● PROBLEM TO WORK ON
Pictures in the data below are not part of the copy; transcribe everything else exactly.
** Begin GIVEN DATA **
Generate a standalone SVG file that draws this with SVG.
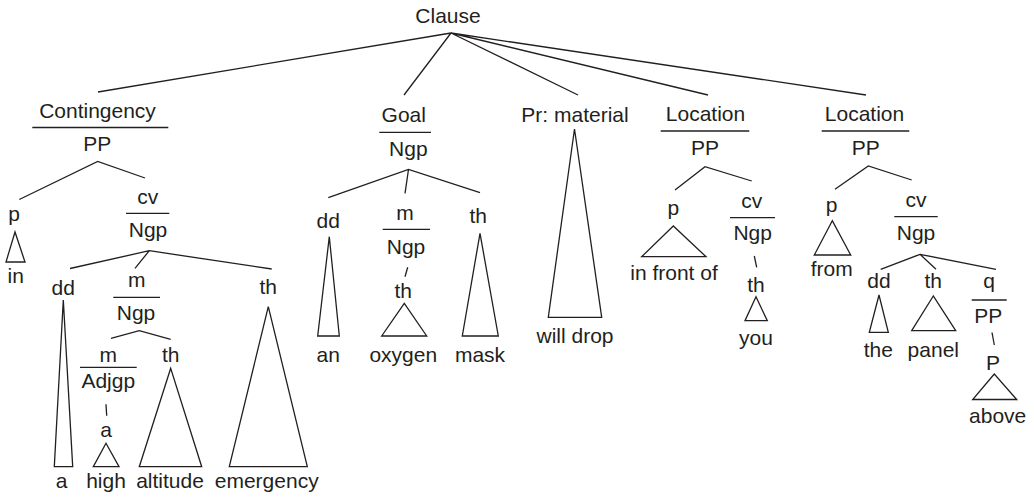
<svg xmlns="http://www.w3.org/2000/svg" width="1034" height="498" viewBox="0 0 1034 498">
<style>
text{font-family:"Liberation Sans",Arial,sans-serif;font-size:21px;fill:#231f20;text-anchor:middle}
.e{stroke:#231f20;stroke-width:1.3;fill:none}
.u{stroke:#231f20;stroke-width:1.3}
</style>
<rect width="1034" height="498" fill="#fff"/>
<g id="connectors" class="e">
<path d="M451 33L98 92M451 33L404 95M451 33L578 95M451 33L708 95M451 33L866 95"/>
<path d="M19.3 199.5L97.7 161.5L145 178"/>
<path d="M70 268.5L149.3 250.7L271.7 269M149.3 250.7L135 268.3"/>
<path d="M111 338.3L139.3 330.7L170.7 339.3"/>
<path d="M106 404.3L106.7 415.7"/>
<path d="M328.3 197.7L408.5 169.5L480 192.7M408.5 169.5L405 193.3"/>
<path d="M407.7 267.3L405 276.7"/>
<path d="M675 190L705 166.7L751.7 181"/>
<path d="M754.3 256L756.7 267.3"/>
<path d="M835 189.3L868.3 166L911.7 180"/>
<path d="M880.7 269.3L920 254.3L996 269.3M920 254.3L936 269.3"/>
<path d="M992 332.5L994.3 345"/>
<polygon points="15,232 6,262 25,262"/>
<polygon points="63.3,300 54.3,466.7 72.7,466.7"/>
<polygon points="106,443.3 93.3,466.7 119,466.7"/>
<polygon points="170.7,368.3 139.3,466.7 201.7,466.7"/>
<polygon points="268.3,306.7 229.3,466.7 307.3,466.7"/>
<polygon points="329.3,236.7 317.7,336 339.3,336"/>
<polygon points="404.3,303.3 381.7,336 426.7,336"/>
<polygon points="480,233.3 462.3,336 498.3,336"/>
<polygon points="574.5,129 548.3,317.3 601.7,317.3"/>
<polygon points="673.3,226 641.7,256.7 706,256.7"/>
<polygon points="756,296.7 745,320.7 767.3,320.7"/>
<polygon points="832.3,220.7 814.3,255 850.7,255"/>
<polygon points="879,295 869.3,332.3 888.3,332.3"/>
<polygon points="933.3,296 911.7,330.7 955.7,330.7"/>
<polygon points="994.3,374 972.7,399.5 1016.7,399.5"/>
</g>
<g id="clause"><text x="448" y="23">Clause</text></g>
<g id="contingency"><text x="97.5" y="118">Contingency</text><line class="u" x1="32.3" y1="127.5" x2="168.3" y2="127.5"/><text x="97.3" y="151">PP</text></g>
<g id="c-p"><text x="14" y="221">p</text></g>
<g id="c-in"><text x="15.7" y="282.5">in</text></g>
<g id="c-cv"><text x="147.7" y="204">cv</text><line class="u" x1="126" y1="213.3" x2="169.3" y2="213.3"/><text x="148" y="236.5">Ngp</text></g>
<g id="c-dd"><text x="63.3" y="295">dd</text></g>
<g id="c-m"><text x="136.7" y="286.7">m</text><line class="u" x1="113.3" y1="297.3" x2="160" y2="297.3"/><text x="136" y="320">Ngp</text></g>
<g id="c-m2"><text x="108.3" y="361.7">m</text><line class="u" x1="80" y1="367.3" x2="136.7" y2="367.3"/><text x="108.3" y="388.3">Adjgp</text></g>
<g id="c-a"><text x="106" y="436.7">a</text></g>
<g id="c-th1"><text x="170.7" y="361.7">th</text></g>
<g id="c-th2"><text x="268.3" y="294">th</text></g>
<g id="c-words"><text x="61.7" y="488.3">a</text><text x="106" y="488.3">high</text><text x="170" y="488.3">altitude</text><text x="266.7" y="488.3">emergency</text></g>
<g id="goal"><text x="403.8" y="121.5">Goal</text><line class="u" x1="379.3" y1="132.3" x2="431" y2="132.3"/><text x="408.3" y="155.5">Ngp</text></g>
<g id="g-dd"><text x="328.3" y="227.5">dd</text></g>
<g id="g-m"><text x="405" y="220">m</text><line class="u" x1="382.7" y1="229.3" x2="430" y2="229.3"/><text x="406" y="254">Ngp</text></g>
<g id="g-th1"><text x="403.3" y="298.3">th</text></g>
<g id="g-th2"><text x="478.3" y="223">th</text></g>
<g id="g-words"><text x="328.3" y="361.7">an</text><text x="403.3" y="361.7">oxygen</text><text x="480" y="361.7">mask</text></g>
<g id="process"><text x="575" y="121.5">Pr: material</text><text x="575" y="343.3">will drop</text></g>
<g id="location1"><text x="705.5" y="121">Location</text><line class="u" x1="660.7" y1="131" x2="749.3" y2="131"/><text x="705" y="154.5">PP</text></g>
<g id="l1-p"><text x="673.3" y="215">p</text><text x="674" y="280">in front of</text></g>
<g id="l1-cv"><text x="751.7" y="208.3">cv</text><line class="u" x1="730" y1="217.7" x2="775" y2="217.7"/><text x="752.7" y="240">Ngp</text></g>
<g id="l1-th"><text x="756" y="291.7">th</text><text x="756" y="345">you</text></g>
<g id="location2"><text x="864.5" y="121">Location</text><line class="u" x1="821.7" y1="131" x2="909.3" y2="131"/><text x="865.7" y="154.5">PP</text></g>
<g id="l2-p"><text x="831.7" y="211.7">p</text><text x="831.7" y="275.5">from</text></g>
<g id="l2-cv"><text x="916" y="206.7">cv</text><line class="u" x1="894.3" y1="216.7" x2="937.7" y2="216.7"/><text x="916" y="240">Ngp</text></g>
<g id="l2-dd"><text x="879" y="288.3">dd</text><text x="878.3" y="356.5">the</text></g>
<g id="l2-th"><text x="933.3" y="288.3">th</text><text x="933.3" y="356.5">panel</text></g>
<g id="l2-q"><text x="989" y="288.3">q</text><line class="u" x1="971.7" y1="300" x2="1006.7" y2="300"/><text x="988.3" y="323.3">PP</text></g>
<g id="l2-P"><text x="993" y="370">P</text><text x="997.7" y="423.3">above</text></g>
</svg>
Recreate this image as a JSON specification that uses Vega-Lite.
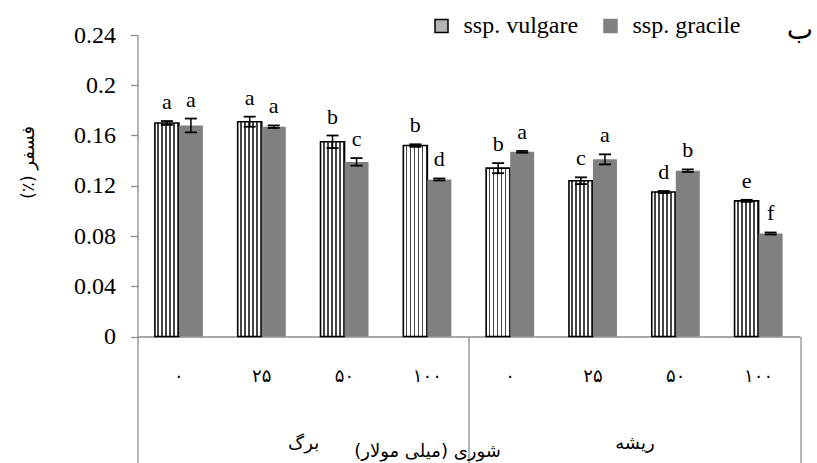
** End GIVEN DATA **
● TASK RESPONSE
Generate a standalone SVG file that draws this with SVG.
<svg xmlns="http://www.w3.org/2000/svg" width="1034" height="498" viewBox="0 0 1034 498">
<style>
text{font-family:"Liberation Sans",Arial,sans-serif;font-size:21px;fill:#231f20;text-anchor:middle}
.e{stroke:#231f20;stroke-width:1.3;fill:none}
.u{stroke:#231f20;stroke-width:1.3}
</style>
<rect width="1034" height="498" fill="#fff"/>
<g id="connectors" class="e">
<path d="M451 33L98 92M451 33L404 95M451 33L578 95M451 33L708 95M451 33L866 95"/>
<path d="M19.3 199.5L97.7 161.5L145 178"/>
<path d="M70 268.5L149.3 250.7L271.7 269M149.3 250.7L135 268.3"/>
<path d="M111 338.3L139.3 330.7L170.7 339.3"/>
<path d="M106 404.3L106.7 415.7"/>
<path d="M328.3 197.7L408.5 169.5L480 192.7M408.5 169.5L405 193.3"/>
<path d="M407.7 267.3L405 276.7"/>
<path d="M675 190L705 166.7L751.7 181"/>
<path d="M754.3 256L756.7 267.3"/>
<path d="M835 189.3L868.3 166L911.7 180"/>
<path d="M880.7 269.3L920 254.3L996 269.3M920 254.3L936 269.3"/>
<path d="M992 332.5L994.3 345"/>
<polygon points="15,232 6,262 25,262"/>
<polygon points="63.3,300 54.3,466.7 72.7,466.7"/>
<polygon points="106,443.3 93.3,466.7 119,466.7"/>
<polygon points="170.7,368.3 139.3,466.7 201.7,466.7"/>
<polygon points="268.3,306.7 229.3,466.7 307.3,466.7"/>
<polygon points="329.3,236.7 317.7,336 339.3,336"/>
<polygon points="404.3,303.3 381.7,336 426.7,336"/>
<polygon points="480,233.3 462.3,336 498.3,336"/>
<polygon points="574.5,129 548.3,317.3 601.7,317.3"/>
<polygon points="673.3,226 641.7,256.7 706,256.7"/>
<polygon points="756,296.7 745,320.7 767.3,320.7"/>
<polygon points="832.3,220.7 814.3,255 850.7,255"/>
<polygon points="879,295 869.3,332.3 888.3,332.3"/>
<polygon points="933.3,296 911.7,330.7 955.7,330.7"/>
<polygon points="994.3,374 972.7,399.5 1016.7,399.5"/>
</g>
<g id="clause"><text x="448" y="23">Clause</text></g>
<g id="contingency"><text x="97.5" y="118">Contingency</text><line class="u" x1="32.3" y1="127.5" x2="168.3" y2="127.5"/><text x="97.3" y="151">PP</text></g>
<g id="c-p"><text x="14" y="221">p</text></g>
<g id="c-in"><text x="15.7" y="282.5">in</text></g>
<g id="c-cv"><text x="147.7" y="204">cv</text><line class="u" x1="126" y1="213.3" x2="169.3" y2="213.3"/><text x="148" y="236.5">Ngp</text></g>
<g id="c-dd"><text x="63.3" y="295">dd</text></g>
<g id="c-m"><text x="136.7" y="286.7">m</text><line class="u" x1="113.3" y1="297.3" x2="160" y2="297.3"/><text x="136" y="320">Ngp</text></g>
<g id="c-m2"><text x="108.3" y="361.7">m</text><line class="u" x1="80" y1="367.3" x2="136.7" y2="367.3"/><text x="108.3" y="388.3">Adjgp</text></g>
<g id="c-a"><text x="106" y="436.7">a</text></g>
<g id="c-th1"><text x="170.7" y="361.7">th</text></g>
<g id="c-th2"><text x="268.3" y="294">th</text></g>
<g id="c-words"><text x="61.7" y="488.3">a</text><text x="106" y="488.3">high</text><text x="170" y="488.3">altitude</text><text x="266.7" y="488.3">emergency</text></g>
<g id="goal"><text x="403.8" y="121.5">Goal</text><line class="u" x1="379.3" y1="132.3" x2="431" y2="132.3"/><text x="408.3" y="155.5">Ngp</text></g>
<g id="g-dd"><text x="328.3" y="227.5">dd</text></g>
<g id="g-m"><text x="405" y="220">m</text><line class="u" x1="382.7" y1="229.3" x2="430" y2="229.3"/><text x="406" y="254">Ngp</text></g>
<g id="g-th1"><text x="403.3" y="298.3">th</text></g>
<g id="g-th2"><text x="478.3" y="223">th</text></g>
<g id="g-words"><text x="328.3" y="361.7">an</text><text x="403.3" y="361.7">oxygen</text><text x="480" y="361.7">mask</text></g>
<g id="process"><text x="575" y="121.5">Pr: material</text><text x="575" y="343.3">will drop</text></g>
<g id="location1"><text x="705.5" y="121">Location</text><line class="u" x1="660.7" y1="131" x2="749.3" y2="131"/><text x="705" y="154.5">PP</text></g>
<g id="l1-p"><text x="673.3" y="215">p</text><text x="674" y="280">in front of</text></g>
<g id="l1-cv"><text x="751.7" y="208.3">cv</text><line class="u" x1="730" y1="217.7" x2="775" y2="217.7"/><text x="752.7" y="240">Ngp</text></g>
<g id="l1-th"><text x="756" y="291.7">th</text><text x="756" y="345">you</text></g>
<g id="location2"><text x="864.5" y="121">Location</text><line class="u" x1="821.7" y1="131" x2="909.3" y2="131"/><text x="865.7" y="154.5">PP</text></g>
<g id="l2-p"><text x="831.7" y="211.7">p</text><text x="831.7" y="275.5">from</text></g>
<g id="l2-cv"><text x="916" y="206.7">cv</text><line class="u" x1="894.3" y1="216.7" x2="937.7" y2="216.7"/><text x="916" y="240">Ngp</text></g>
<g id="l2-dd"><text x="879" y="288.3">dd</text><text x="878.3" y="356.5">the</text></g>
<g id="l2-th"><text x="933.3" y="288.3">th</text><text x="933.3" y="356.5">panel</text></g>
<g id="l2-q"><text x="989" y="288.3">q</text><line class="u" x1="971.7" y1="300" x2="1006.7" y2="300"/><text x="988.3" y="323.3">PP</text></g>
<g id="l2-P"><text x="993" y="370">P</text><text x="997.7" y="423.3">above</text></g>
</svg>
Recreate this image as a JSON specification that uses Vega-Lite.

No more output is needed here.